Learning to predict a mathematical function using LSTM

Long Short-Term Memory (LSTM) is an RNN architecture that is used to learn time-series data over long intervals. Read more about it here and here.
In this blog post, I'll share how I used an LSTM model to learn a sine wave over time and then how I used this model to generate a sine-wave on its own.

In my previous post, I shared how I used Python to generate sequential and periodic data from a sine wave. I dumped this data into a file called sinedata.md last time, and we are going to use that dump in this post.

For the LSTM, I have used the library called Lasagne. It is a great library for easily setting up deep learning models. Also, they provide some "Recipes" for quick setup. I have used the LSTM model they provided for text generation and modified it to suit my needs for learning a sine-wave. So I will only share the relevant code in this post to avoid the clutter.

First we'll use pickle to load the data that was generated earlier:

in_file = open('sinedata.md', 'rb')
in_text = pickle.load(in_file)

The parameters used for the LSTM are as below:

# Sequence Length
SEQ_LENGTH = 50

# Number of units in the two hidden (LSTM) layers
N_HIDDEN = 32

# Optimization learning rate
LEARNING_RATE = .01

# All gradients above this will be clipped
GRAD_CLIP = 100

# How often should we check the output?
PRINT_FREQ = 10

# Number of epochs to train the net
NUM_EPOCHS = 50

# Batch Size
BATCH_SIZE = 64

The LSTM architecture contains just 1 hidden layer with a tanh non-linearity. The output layer has linear non-linearity. There is only 1 output unit. So given the last 50 sine wave samples at a distance of 0.1 x-units each, our network will learn to predict the 51st point. Then given the last 49 samples from the data and the generated sample as the 50th sample, our network will predict the 51st sample once again. It will keep doing this, moving forward in time, for ~200 time steps in our case.

So, for this experiment, I have generated sine-wave data for x ranging from 0 to 2000 at a gap of 0.1. I train the LSTM on this data.

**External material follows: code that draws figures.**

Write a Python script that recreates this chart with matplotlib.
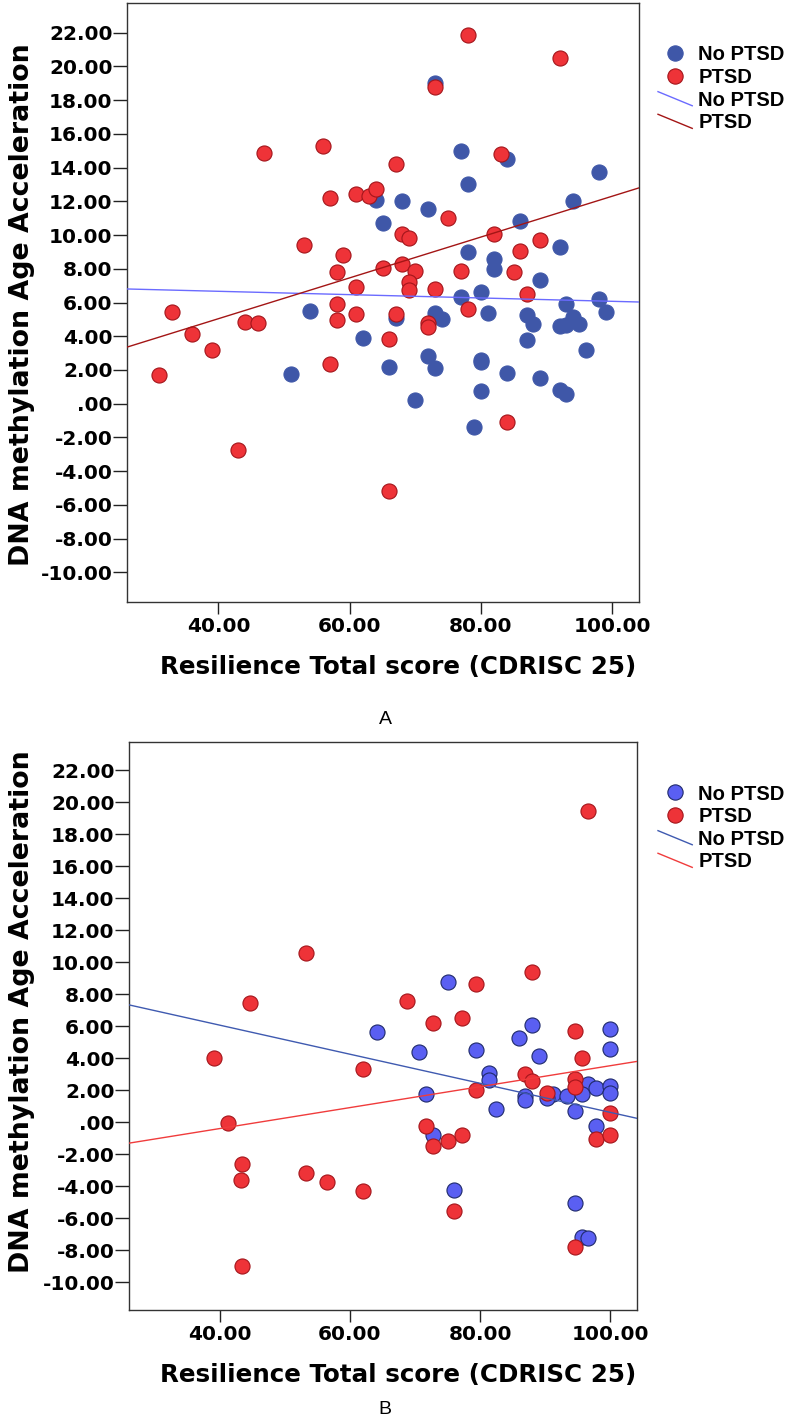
import matplotlib
matplotlib.use("Agg")
import matplotlib.pyplot as plt
import numpy as np
from matplotlib.legend_handler import HandlerLine2D
from matplotlib.lines import Line2D
from matplotlib.ticker import FixedLocator, FuncFormatter

plt.rcParams["axes.unicode_minus"] = False

# ---------------------------------------------------------------------------
# Panel A
# ---------------------------------------------------------------------------
A_NOPTSD_X = [73, 84, 77, 78, 98, 64, 68, 72, 65, 94, 86, 92, 78, 82, 82, 89,
              80, 77, 93, 98, 54, 51, 62, 67, 66, 73, 74, 72, 73, 70, 81, 80,
              80, 80, 79, 84, 87, 88, 87, 89, 92, 93, 94, 95, 99, 96, 92, 93]
A_NOPTSD_Y = [19.0, 14.5, 15.0, 13.0, 13.72, 12.1, 12.04, 11.55, 10.72, 12.04,
              10.85, 9.27, 8.98, 8.58, 8.0, 7.32, 6.62, 6.35, 5.89, 6.19, 5.51,
              1.77, 3.89, 5.07, 2.19, 5.37, 5.03, 2.8, 2.11, 0.23, 5.37, 2.6,
              2.46, 0.78, -1.35, 1.81, 5.25, 4.72, 3.8, 1.55, 4.62, 4.68, 5.17,
              4.75, 5.43, 3.19, 0.82, 0.55]
A_PTSD_X = [78, 92, 73, 47, 56, 67, 83, 57, 61, 63, 64, 75, 68, 69, 82, 89,
            53, 59, 86, 58, 65, 68, 70, 77, 85, 69, 69, 61, 73, 87, 58, 33,
            36, 39, 31, 44, 46, 43, 58, 61, 57, 67, 66, 66, 78, 72, 72, 84]
A_PTSD_Y = [21.86, 20.48, 18.8, 14.87, 15.26, 14.23, 14.8, 12.22, 12.45, 12.3,
            12.71, 11.0, 10.08, 9.85, 10.04, 9.69, 9.43, 8.84, 9.04, 7.79, 8.05,
            8.28, 7.87, 7.87, 7.79, 7.21, 6.76, 6.9, 6.78, 6.49, 5.93, 5.41,
            4.12, 3.17, 1.71, 4.87, 4.81, -2.75, 4.95, 5.33, 2.38, 5.33, 3.85,
            -5.17, 5.6, 4.81, 4.54, -1.11]
# fit lines: (intercept, slope)
A_FIT_NOPTSD = (7.06, -0.0099)
A_FIT_PTSD = (0.20, 0.121)

# ---------------------------------------------------------------------------
# Panel B
# ---------------------------------------------------------------------------
B_NOPTSD_X = [75, 64.1, 88, 85.9, 99.9, 99.9, 70.6, 79.3, 89.1, 81.4, 81.4,
              96.6, 97.8, 99.9, 99.9, 71.7, 91.25, 90.2, 86.9, 86.9, 93.4,
              95.6, 82.5, 94.5, 72.8, 97.8, 76, 94.5, 95.6, 96.6]
B_NOPTSD_Y = [8.74, 5.61, 6.07, 5.27, 5.84, 4.54, 4.37, 4.5, 4.14, 3.05, 2.65,
              2.35, 2.1, 2.27, 1.81, 1.75, 1.77, 1.47, 1.64, 1.37, 1.64, 1.72,
              0.8, 0.7, -0.84, -0.25, -4.24, -5.05, -7.19, -7.28]
B_PTSD_X = [96.6, 53.3, 79.3, 88, 44.6, 68.75, 72.8, 77.15, 94.5, 95.6, 39.2,
            62, 86.9, 88, 94.5, 94.5, 79.3, 90.2, 99.9, 41.3, 71.7, 75, 77.15,
            72.8, 97.8, 99.9, 43.5, 43.2, 53.3, 56.5, 62, 76, 94.5, 43.5]
B_PTSD_Y = [19.44, 10.58, 8.65, 9.35, 7.41, 7.56, 6.2, 6.49, 5.67, 4.03, 3.97,
            3.3, 3.03, 2.56, 2.71, 2.17, 2.02, 1.83, 0.59, -0.08, -0.25, -1.19,
            -0.81, -1.53, -1.05, -0.84, -2.64, -3.63, -3.19, -3.73, -4.34,
            -5.54, -7.84, -9.02]
B_FIT_NOPTSD = (9.69, -0.0909)
B_FIT_PTSD = (-3.03, 0.0655)

X_TICKS = [40, 60, 80, 100]
Y_TICKS = list(range(-10, 23, 2))
LEGEND_LABELS = ["No PTSD", "PTSD", "No PTSD", "PTSD"]
X_LABEL = "Resilience Total score (CDRISC 25)"
Y_LABEL = "DNA methylation Age Acceleration"
PANEL_LETTERS = ["A", "B"]

XLIM = (26, 104)
YLIM = (-11.75, 23.75)

RED_FILL = "#ee3338"
RED_EDGE = "#a3151b"

STYLE_A = dict(blue_fill="#3f57a8", blue_edge="#3f57a8",
               line_blue="#6b6bff", line_red="#a31515")
STYLE_B = dict(blue_fill="#5a5ff2", blue_edge="#1f2a6b",
               line_blue="#3f5ab0", line_red="#f03c3c")

TICK_FONT = dict(family="DejaVu Sans", weight="bold", size=14.5)
XLABEL_FONT = dict(family="DejaVu Sans", weight="bold", size=17.7)
YLABEL_FONT = dict(family="DejaVu Sans", weight="bold", size=19.3)


class HandlerDiagonal(HandlerLine2D):
    """SPSS-style legend key: a short falling diagonal line."""

    def create_artists(self, legend, orig_handle, xdescent, ydescent,
                       width, height, fontsize, trans):
        line = Line2D([-xdescent, width - xdescent],
                      [height - ydescent, -ydescent])
        self.update_prop(line, orig_handle, legend)
        line.set_transform(trans)
        return [line]


def _tick_fmt(v, _pos):
    s = f"{v:.2f}"
    if s == "0.00":
        return ".00"
    return s


def draw_panel(fig, ax, nx, ny, px, py, fit_n, fit_p, style, legend_top,
               xlabel_y, ylabel_xy):
    ax.scatter(nx, ny, s=118, color=style["blue_fill"],
               edgecolors=style["blue_edge"], linewidths=0.8, zorder=2)
    ax.scatter(px, py, s=118, color=RED_FILL, edgecolors=RED_EDGE,
               linewidths=0.8, zorder=3)

    xs = np.array(XLIM, dtype=float)
    ax.plot(xs, fit_n[0] + fit_n[1] * xs, color=style["line_blue"], lw=1.0,
            zorder=4)
    ax.plot(xs, fit_p[0] + fit_p[1] * xs, color=style["line_red"], lw=1.0,
            zorder=4)

    ax.set_xlim(*XLIM)
    ax.set_ylim(*YLIM)
    ax.xaxis.set_major_locator(FixedLocator(X_TICKS))
    ax.yaxis.set_major_locator(FixedLocator(Y_TICKS))
    ax.xaxis.set_major_formatter(FuncFormatter(_tick_fmt))
    ax.yaxis.set_major_formatter(FuncFormatter(_tick_fmt))
    ax.tick_params(axis="y", direction="out", length=10, width=1.0, pad=0,
                   color="#222222")
    ax.tick_params(axis="x", direction="out", length=8.5, width=1.0, pad=2,
                   color="#222222")
    for lab in ax.get_xticklabels() + ax.get_yticklabels():
        lab.set_fontfamily(TICK_FONT["family"])
        lab.set_fontweight(TICK_FONT["weight"])
        lab.set_fontsize(TICK_FONT["size"])
    for sp in ax.spines.values():
        sp.set_color("#333333")
        sp.set_linewidth(1.0)

    ax.set_xlabel(X_LABEL, **XLABEL_FONT)
    ax.xaxis.set_label_coords(0.53, xlabel_y)
    ax.set_ylabel(Y_LABEL, **YLABEL_FONT)
    ax.yaxis.set_label_coords(*ylabel_xy)

    handles = [
        Line2D([], [], ls="none", marker="o", markersize=11,
               markerfacecolor=style["blue_fill"],
               markeredgecolor=style["blue_edge"], markeredgewidth=0.8),
        Line2D([], [], ls="none", marker="o", markersize=11,
               markerfacecolor=RED_FILL, markeredgecolor=RED_EDGE,
               markeredgewidth=0.8),
        Line2D([], [], color=style["line_blue"], lw=1.0),
        Line2D([], [], color=style["line_red"], lw=1.0),
    ]
    fig.legend(handles, LEGEND_LABELS, loc="upper left",
               bbox_to_anchor=(658 / 790, 1 - legend_top / 1423),
               bbox_transform=fig.transFigure, frameon=False,
               borderpad=0, borderaxespad=0, handlelength=1.7,
               handletextpad=0.3, labelspacing=0.18, numpoints=1,
               handler_map={handles[2]: HandlerDiagonal(),
                            handles[3]: HandlerDiagonal()},
               prop=dict(family="Liberation Sans", weight="bold", size=14.5))


def main():
    fig = plt.figure(figsize=(7.9, 14.23), dpi=100)
    W, H = 790, 1423
    ax_a = fig.add_axes([126.5 / W, 1 - 602 / H, 512 / W, 599 / H])
    ax_b = fig.add_axes([128.5 / W, 1 - 1310 / H, 508 / W, 568 / H])

    draw_panel(fig, ax_a, A_NOPTSD_X, A_NOPTSD_Y, A_PTSD_X, A_PTSD_Y,
               A_FIT_NOPTSD, A_FIT_PTSD, STYLE_A, legend_top=45.5,
               xlabel_y=-0.088, ylabel_xy=(-0.179, 0.497))
    draw_panel(fig, ax_b, B_NOPTSD_X, B_NOPTSD_Y, B_PTSD_X, B_PTSD_Y,
               B_FIT_NOPTSD, B_FIT_PTSD, STYLE_B, legend_top=784.5,
               xlabel_y=-0.093, ylabel_xy=(-0.184, 0.525))

    fig.text(385 / W, 1 - 720 / H, PANEL_LETTERS[0], ha="center",
             va="center", family="Liberation Sans", size=14)
    fig.text(385 / W, 1 - 1410 / H, PANEL_LETTERS[1], ha="center",
             va="center", family="Liberation Sans", size=14)

    fig.savefig("out.png", dpi=100)
    plt.close(fig)


if __name__ == "__main__":
    main()
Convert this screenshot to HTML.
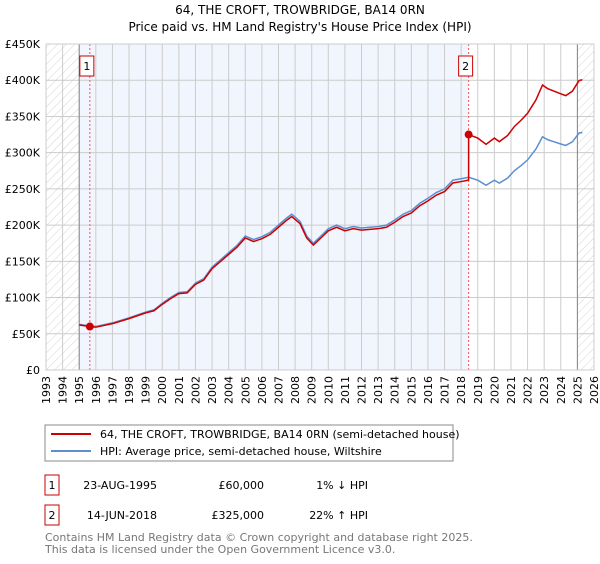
<!DOCTYPE html>
<html><head><meta charset="utf-8"><style>
body{margin:0;background:#fff;font-family:"DejaVu Sans","Liberation Sans",sans-serif}
svg text{font-family:"DejaVu Sans","Liberation Sans",sans-serif}
</style></head><body>
<svg id="c" width="600" height="560" viewBox="0 0 600 560">
<defs><pattern id="h" width="6" height="6" patternUnits="userSpaceOnUse" patternTransform="rotate(45)"><line x1="0" y1="0" x2="0" y2="6" stroke="#d4d4d4" stroke-width="1"/></pattern></defs>
<text x="300" y="14" text-anchor="middle" font-size="12">64, THE CROFT, TROWBRIDGE, BA14 0RN</text>
<text x="300" y="31" text-anchor="middle" font-size="12">Price paid vs. HM Land Registry's House Price Index (HPI)</text>
<g id="plot"></g>
<g>
<rect x="45" y="425" width="408" height="36" fill="#fff" stroke="#888"/>
<line x1="51" y1="434" x2="91" y2="434" stroke="#cc0000" stroke-width="2"/>
<text x="100" y="438" font-size="11">64, THE CROFT, TROWBRIDGE, BA14 0RN (semi-detached house)</text>
<line x1="51" y1="451" x2="91" y2="451" stroke="#5b8fd0" stroke-width="2"/>
<text x="100" y="455" font-size="11">HPI: Average price, semi-detached house, Wiltshire</text>
</g>
<g font-size="11">
<rect x="45" y="475" width="14" height="20" fill="#fff" stroke="#cc0000"/><text x="52" y="489" text-anchor="middle">1</text>
<text x="157" y="489" text-anchor="end">23-AUG-1995</text>
<text x="264" y="489" text-anchor="end">£60,000</text>
<text x="368" y="489" text-anchor="end">1% ↓ HPI</text>
<rect x="45" y="505" width="14" height="20" fill="#fff" stroke="#cc0000"/><text x="52" y="519" text-anchor="middle">2</text>
<text x="157" y="519" text-anchor="end">14-JUN-2018</text>
<text x="264" y="519" text-anchor="end">£325,000</text>
<text x="368" y="519" text-anchor="end">22% ↑ HPI</text>
</g>
<text x="45" y="541" font-size="11" fill="#777">Contains HM Land Registry data © Crown copyright and database right 2025.</text>
<text x="45" y="553" font-size="11" fill="#777">This data is licensed under the Open Government Licence v3.0.</text>
</svg>
<script>
const hpiDates=[1995.0,1995.6,1996,1997,1998,1999,1999.5,2000,2000.5,2001,2001.5,2002,2002.5,2003,2003.5,2004,2004.5,2005,2005.5,2006,2006.5,2007,2007.5,2007.8,2008.3,2008.7,2009.1,2009.6,2010,2010.5,2011,2011.5,2012,2012.5,2013,2013.5,2014,2014.5,2015,2015.5,2016,2016.5,2017,2017.5,2018,2018.45,2019,2019.5,2020,2020.3,2020.8,2021.2,2021.6,2022,2022.5,2022.9,2023.2,2023.6,2024,2024.3,2024.7,2025.1,2025.3];
const hpiValues=[63,61,60,65,72,80,83,92,100,107,108,120,126,142,152,162,172,185,180,184,190,200,210,215,205,185,175,186,195,200,195,198,196,197,198,200,207,215,220,230,237,245,250,262,264,266,262,255,262,258,265,275,282,290,305,322,318,315,312,310,315,327,328];
const saleDates=[1995.64,2018.45];
const salePrices=[60,325];
const yTicks=[0,50,100,150,200,250,300,350,400,450];
const yLabels=["£0","£50K","£100K","£150K","£200K","£250K","£300K","£350K","£400K","£450K"];
const xYears=[1993,1994,1995,1996,1997,1998,1999,2000,2001,2002,2003,2004,2005,2006,2007,2008,2009,2010,2011,2012,2013,2014,2015,2016,2017,2018,2019,2020,2021,2022,2023,2024,2025,2026];
const L=46,R=594,T=44,B=370,NS="http://www.w3.org/2000/svg";
const X=d=>L+(d-1993)/(2026-1993)*(R-L);
const Y=v=>B-v/450*(B-T);
const g=document.getElementById('plot');
function el(t,a,p){const e=document.createElementNS(NS,t);for(const k in a)e.setAttribute(k,a[k]);(p||g).appendChild(e);return e;}
function hpiAt(d){for(let i=1;i<hpiDates.length;i++){if(d<=hpiDates[i]){const f=(d-hpiDates[i-1])/(hpiDates[i]-hpiDates[i-1]);return hpiValues[i-1]+f*(hpiValues[i]-hpiValues[i-1]);}}return hpiValues[hpiValues.length-1];}
let r=el('rect',{x:X(1995),y:T,width:X(saleDates[1])-X(1995),height:B-T,fill:'#f1f5fd'});


r=el('rect',{x:L,y:T,width:X(1995)-L,height:B-T,fill:'url(#h)'});


r=el('rect',{x:X(2025),y:T,width:R-X(2025),height:B-T,fill:'url(#h)'});


xYears.forEach(y=>{const l=el('line',{x1:X(y),x2:X(y),y1:T,y2:B,stroke:'#ccc'});


const t=el('text',{x:0,y:0,'font-size':11,'text-anchor':'end',transform:`translate(${X(y)+4},${B+6}) rotate(-90)`});t.textContent=y;

});
yTicks.forEach((v,i)=>{const l=el('line',{x1:L,x2:R,y1:Y(v),y2:Y(v),stroke:'#ccc'});


const t=el('text',{x:L-6,y:Y(v)+4,'font-size':11,'text-anchor':'end'});t.textContent=yLabels[i];

});
[1995,2025].forEach(y=>{const l=el('line',{x1:X(y),x2:X(y),y1:T,y2:B,stroke:'#888'});

});
saleDates.forEach((d,i)=>{const l=el('line',{x1:X(d),x2:X(d),y1:T,y2:B,stroke:'#f55','stroke-dasharray':'2,2'});


const b=el('rect',{x:X(d)-10,y:56,width:14,height:20,fill:'#fff',stroke:'#cc0000'});


const t=el('text',{x:X(d)-3,y:70,'font-size':11,'text-anchor':'middle'});t.textContent=i+1;

});
let hp=hpiDates.map((d,i)=>X(d)+','+Y(hpiValues[i])).join(' ');
let p=el('polyline',{points:hp,fill:'none',stroke:'#5b8fd0','stroke-width':1.5});


let pts=[];
hpiDates.forEach((d,i)=>{const k=d<saleDates[1]?0:1;if(d<saleDates[0])return;pts.push([d,hpiValues[i]*salePrices[k]/hpiAt(saleDates[k])]);});
pts.push([saleDates[0],salePrices[0]],[saleDates[1]-0.001,hpiAt(saleDates[1]-0.001)*salePrices[0]/hpiAt(saleDates[0])],[saleDates[1],salePrices[1]]);
pts.unshift([1995.0,hpiValues[0]*salePrices[0]/hpiAt(saleDates[0])]);
pts.sort((a,b)=>a[0]-b[0]);
p=el('polyline',{points:pts.map(q=>X(q[0])+','+Y(q[1])).join(' '),fill:'none',stroke:'#cc0000','stroke-width':1.5});


saleDates.forEach((d,i)=>{const c=el('circle',{cx:X(d),cy:Y(salePrices[i]),r:4,fill:'#cc0000'});

});
const ax=el('rect',{x:L,y:T,width:R-L,height:B-T,fill:'none',stroke:'#ccc'});


</script>
</body></html>
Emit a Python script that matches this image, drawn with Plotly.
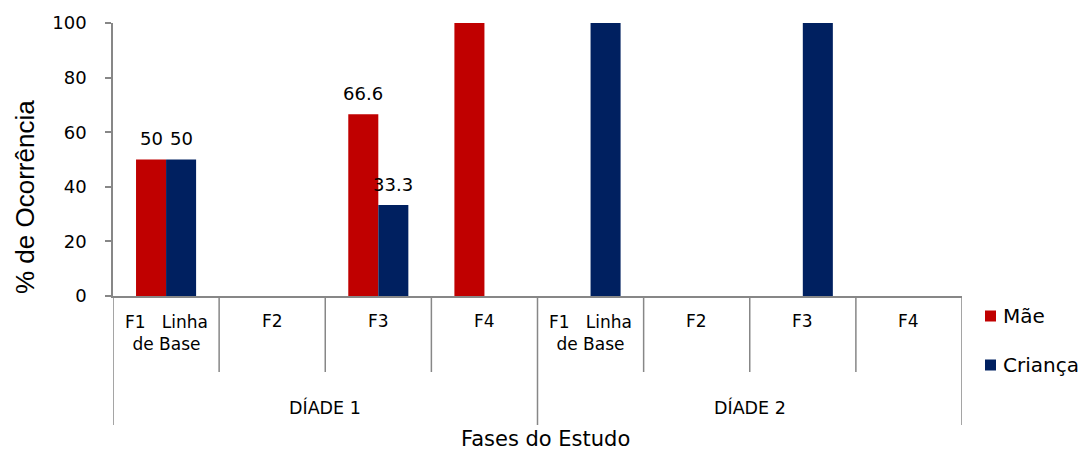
import plotly.graph_objects as go

# ---- data ----
groups = ["DÍADE 1", "DÍADE 2"]
phases = ["F1   Linha<br>de Base", "F2", "F3", "F4"]
series_names = ["Mãe", "Criança"]
mae = [50, 0, 66.6, 100, 0, 0, 0, 0]
crianca = [50, 0, 33.3, 0, 100, 0, 100, 0]
mae_labels = ["50", "", "66.6", "", "", "", "", ""]
crianca_labels = ["50", "", "33.3", "", "", "", "", ""]
y_ticks = [0, 20, 40, 60, 80, 100]

RED = "#C00000"
NAVY = "#002060"
AX = "#878787"
FONT = "DejaVu Sans, Verdana, sans-serif"

n = len(groups) * len(phases)
xs = [i + 0.5 for i in range(n)]

# plot area in screen px
FW, FH = 1082, 450
SX0, SX1, SY0, SY1 = 113, 962, 23, 296
L, T, R, B = SX0, SY0, FW - SX1, FH - SY1
PW = SX1 - SX0
PH = SY1 - SY0


def py(sy):
    return (SY1 - sy) / PH


def px(sx):
    return (sx - SX0) / PW


fig = go.Figure()
fig.add_trace(go.Bar(x=xs, y=mae, name=series_names[0],
                     marker=dict(color=RED, line=dict(width=0))))
fig.add_trace(go.Bar(x=xs, y=crianca, name=series_names[1],
                     marker=dict(color=NAVY, line=dict(width=0))))

ann = []
bw = 0.283
for i in range(n):
    if mae_labels[i]:
        ann.append(dict(x=xs[i] - bw / 2, y=mae[i], text=mae_labels[i], showarrow=False,
                        xanchor="center", yanchor="middle", yshift=21,
                        font=dict(size=18, color="#000")))
    if crianca_labels[i]:
        ann.append(dict(x=xs[i] + bw / 2, y=crianca[i], text=crianca_labels[i], showarrow=False,
                        xanchor="center", yanchor="middle", yshift=21,
                        font=dict(size=18, color="#000")))

shapes = []
for k in range(n + 1):
    is_group_edge = (k % len(phases) == 0)
    shapes.append(dict(type="line", xref="x", yref="paper", x0=k, x1=k,
                       y0=0, y1=py(425) if is_group_edge else py(372),
                       line=dict(color=AX, width=1.5)))

for g in range(len(groups)):
    for p, ph in enumerate(phases):
        i = g * len(phases) + p
        two = "<br>" in ph
        ann.append(dict(x=xs[i], xref="x", y=py(333 if two else 321), yref="paper", text=ph,
                        showarrow=False, xanchor="center", yanchor="middle",
                        font=dict(size=17, color="#000")))
    ann.append(dict(x=g * len(phases) + len(phases) / 2, xref="x", y=py(408), yref="paper",
                    text=groups[g], showarrow=False, xanchor="center", yanchor="middle",
                    font=dict(size=17.5, color="#000")))

ann.append(dict(x=px(545), xref="paper", y=py(439), yref="paper", text="Fases do Estudo",
                showarrow=False, xanchor="center", yanchor="middle",
                font=dict(size=21, color="#000")))
ann.append(dict(x=px(25), xref="paper", y=py(197), yref="paper",
                text="% de Ocorrência", textangle=-90, showarrow=False,
                xanchor="center", yanchor="middle",
                font=dict(size=26, color="#000", family="Liberation Sans, Arial, sans-serif")))

# manual legend
leg_colors = [RED, NAVY]
leg_y = [316, 365]
for name, col, ly in zip(series_names, leg_colors, leg_y):
    shapes.append(dict(type="rect", xref="paper", yref="paper",
                       x0=px(985), x1=px(996), y0=py(ly - 5.5), y1=py(ly + 5.5),
                       fillcolor=col, line=dict(width=0)))
    ann.append(dict(x=px(1001), xref="paper", y=py(ly), yref="paper", text=name,
                    showarrow=False, xanchor="left", yanchor="middle",
                    font=dict(size=20, color="#000")))

fig.update_layout(
    width=FW, height=FH,
    margin=dict(l=L, r=R, t=T, b=B, autoexpand=False),
    paper_bgcolor="white", plot_bgcolor="white",
    font=dict(family=FONT, color="#000"),
    barmode="group", bargap=0.434, bargroupgap=0,
    showlegend=False,
    xaxis=dict(range=[0, n], showticklabels=False, ticks="", showgrid=False,
               zeroline=False, showline=True, linecolor=AX, linewidth=1.5, fixedrange=True),
    yaxis=dict(range=[0, 100], tickvals=y_ticks, ticks="outside", ticklen=6, tickwidth=1.5,
               tickcolor=AX, showgrid=False, zeroline=False, showline=True, linecolor=AX,
               linewidth=1.5, tickfont=dict(size=18, color="#000"), ticklabelstandoff=15),
    annotations=ann,
    shapes=shapes,
)

fig.write_html(
    "out.html",
    config={"displayModeBar": False},
    post_script="document.documentElement.style.overflow='hidden';"
                "document.body.style.margin='0';",
)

The gif below shows what the network predicted after each training iteration.

placeholder

Some things to note:

  • The network does not take much time to train; probably because of the sequence length of 50 and 32 hidden units
  • The prediction is almost perfect
  • The network can be trained using continuous data and also to predict continuous data

Let us track the variation of training time and number of required epochs with change in sequence length. The target training error is < 0.0001.

Time Taken vs Sequence Length

placeholder

Number of Epochs vs Sequence Length

placeholder

Some things to note:

  • Sequence length of 20 seems to be enough for training error of the order of 0.0001
  • Time taken increases as sequence length goes beyond 20, which is expected because of the increased complexity of the model
  • Number of epochs remains the same more or less, for sequence length beyond 20

Let us now track the variation of training time and number of required epochs with change in the number of units in the hidden layer of the LSTM. The target training error is again < 0.0001.

Time Taken vs # Hidden Units

placeholder

Number of Epochs vs # Hidden Units

placeholder

Some things to note:

  • ~15 seems to be a reasonable number of hidden units for training error of the order of 0.0001
  • Time taken increases as number of hidden untis goes beyond 15, which is expected because of the increased complexity of the model
  • Number of epochs remains the same more or less

A possible explanation for these observations is that the sine-wave is pretty easy to learn. If the network knows the last ~20 values, it can predict what the next value should be. This optimal sequence length should be higher for more complex functions. Also the number of hidden units of ~15, seems to be good for learning to model a sine-wave.